Dharam's obsession with power causes his relationships to fall apart, and even angers Babbu Bhaiya. Desperate to regain favour with him, Dharam agrees to help Sunaina run away with Shalin. Rashmi realizes she is in love with Angad and decides to confess. Sarita and Akhtar spend quality time in Agra, but the impending divorce still looms large. Meanwhile, Sudhakar and Mumtaz move to Barabanki to start over, but Mumtaz's past returns to haunt her.

===Episode 7===

The lives of Akhtar and Sarita, Rashmi and Angad, Sunaina and Shalin, Mamta, and Dharam intersect in Agra. The Agra railway station witnesses a brawl, while the police station witnesses a showdown.
Some couples come together, while others are torn apart.
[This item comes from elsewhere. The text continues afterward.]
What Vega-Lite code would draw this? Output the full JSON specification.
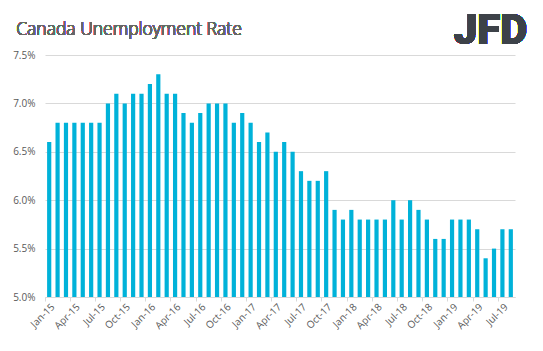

Life goes on, and love continues to be a mutating virus.

==Cast==
The series features the following casts

- Neeraj Kabi as Akhtar Baig
- Geetanjali Kulkarni as Sarita
- Danish Husain as Sudhakar Mishra
- Sheeba Chaddha as Mumtaz
- Anud Singh Dhaka as Angad Trivedi
- Anshul Chauhan as Rashmi Malik
- Paras Priyadarshan as Dharam Awasthi
- Middat Khan as Budhai
- Shirin Sewani as Mamta Roy Choudhary
- Vasundhara Rajput as Sunaina
- Raj Singh as Babbu Bhaiya
- Varun Tamta as Jindal
- Ravi Kumar as Piyush
- Jashn Kohli as Shontu
- Yash Bhojwani as Deepu
- Mihir Ahuja as Shalin
- Oroon Das as Steve
- Priyank Srivastav as Sudhir
- Kavita Srivastava as Binita

==Soundtrack==

Track listing
| No. | Title | Lyrics | Music | Performer(s) | Length |
|---|---|---|---|---|---|
| 1. | "Suniyo Kahiyo" | Pushpendra Nath Misra | Amar Mangrulkar | Sharmistha Chatterjee |  |
| 2. | "Tum Jo Kabhi" | Pushpendra Nath Misra | Amar Mangrulkar | Kshitij Wagh |  |
| 3. | "Har Su Tu Hai" | Pushpendra Nath Misra | Amar Mangrulkar | Tarun Srivastava |  |
| 4. | "Saare Puraane Zakhm" | Pushpendra Nath Misra | Amar Mangrulkar | Narayan Parasuram |  |
| 5. | "Love Doctor" | Amar Mangrulkar | Amar Mangrulkar | Amar Mangrulkar |  |
| 6. | "Toofan" | Amar Mangrulkar | Amar Mangrulkar | Amar Mangrulkar, Zeenia Roy |  |
| 7. | "Jaane Kya Dhoondu" | Pushpendra Nath Misra | Amar Mangrulkar | Zeenia Roy |  |
| 8. | "Meri Nazar" | Pushpendra Nath Misra | Amar Mangrulkar | Smita Jain |  |
| 9. | "Kehna Nahi Aata" | Pushpendra Nath Misra | Amar Mangrulkar | Amar Mangrulkar |  |
| 10. | "Kya Karoon Fariyaad" | Pushpendra Nath Misra | Amar Mangrulkar | Amar Mangrulkar |  |
| 11. | "Jahaan Sirf Tum Ho" | Pushpendra Nath Misra | Amar Mangrulkar | Zeenia Roy |  |
| 12. | "Tum jo kabhi" | Pushpendra Nath Misra | Amar Mangrulkar | Kshitij Wagh |  |
| 13. | "Lehenga pada mehenga" | Pushpendra Nath Misra | Amar Mangrulkar | Tripty Sinha |  |

==Release==
Taj Mahal 1989 was released on 14 February 2020 on Netflix.

== Reception ==
Karishma Upadhyay of Firstpost wrote in her review "Poetic writing, attention to detail make this Netflix Original rise above its low production value". Rohan Naahar from Hindustan Times praised the show by writing "Neeraj Kabi and Sheeba Chadha are excellent in this wistful and wise Netflix India original.". Roktim Rajpal wrote a positive review in Deccan Herald and said that Taj Mahal 1989 "is a simple and effective attempt at storytelling that satisfies the target audience.". In The News Minute Saraswati Datar wrote that the show is "an enjoyable must watch".